4. Communicate your results clearly and with relevance
When you’re sharing back your findings, tell the story of what you found in a way that makes sense. Not everyone gets testing, data or insight: while one audience may appreciate complex data visualisation, another may want to know what they need to do as a result.
Identify your audiences. Map out the people you need to buy into the results for ongoing action to take place – considering what you need them to think, feel and do as a result. It’s likely to vary by person: while one person may simply be glad for the insight and ready to be guided, others may need more convincing. In the latter scenario, you’ll be relieved for the statistical significance and structure you put in place at the start – data and insight can be a way of cutting through blockers and opinions if you’ve got the confidence to back them up.
Consider digital and data literacy when presenting. After all your hard work the last thing you want is to alienate your audiences by confusing them with complex data and charts that distract. Ensure you’re lifting out the clear story and considering the ‘so what?’ throughout, so insight always ladders to action.

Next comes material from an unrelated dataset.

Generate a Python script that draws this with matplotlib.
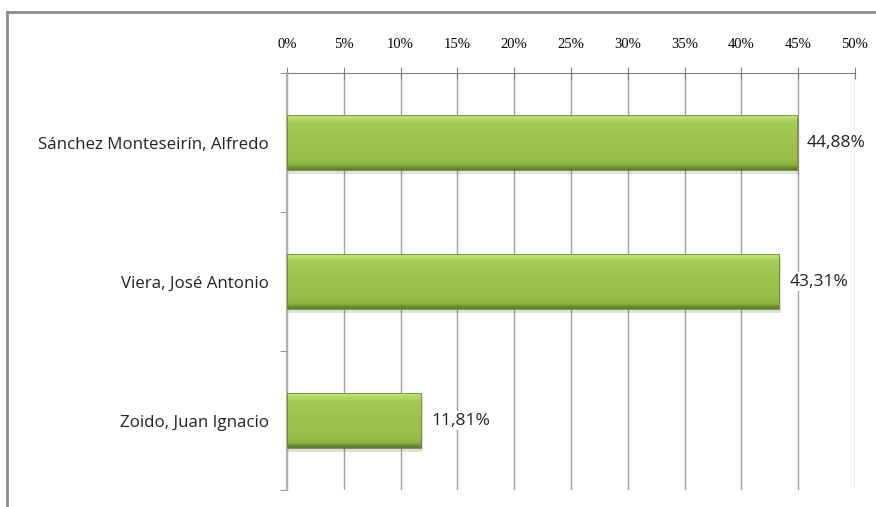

Showcase your findings more widely. It’s easier to generate a culture of testing and learning when there’s wider buy-in around the organisation. Once the core stakeholders are won round, share your findings with other teams to ensure insights don’t sit in silo and that the next test is easier to get over the line. Ensure you focus on the long-term benefits and next steps to show how testing leads to evolution and longer-term innovation that drives progress.
5. Evolve and iterate
Once you’ve defined your insights the next step is to put your findings into practise: turning insight into action. Measure the uplift in overall performance once your insight’s been rolled out wider, showing the impact of testing to secure buy-in and show the financial return of innovation.
Put your findings into practise. Implement the relevant actions from your test, clearly mapping out the impact it has when applied more widely. It’s crucial tests lead to action to ensure you’re not testing for the sake of testing. If there’s more to be learned, consider what a phase two looks like to take things to the next level - taking iterations of your best performing variants through.
Go deeper before testing something else, if it makes sense. It’s easy to get eager to move onto the next big thing, but sometimes, there’s more insight to be learned. Consider what subsidiary tests may look like, then test them first, if they are likely to have a higher level of impact than a new test.
Monitor the wider impact on performance. Once enough time has passed for you to quantify the uplift the test finding had when implemented more widely, shout about it to show the long-term impact testing has on innovation and growth.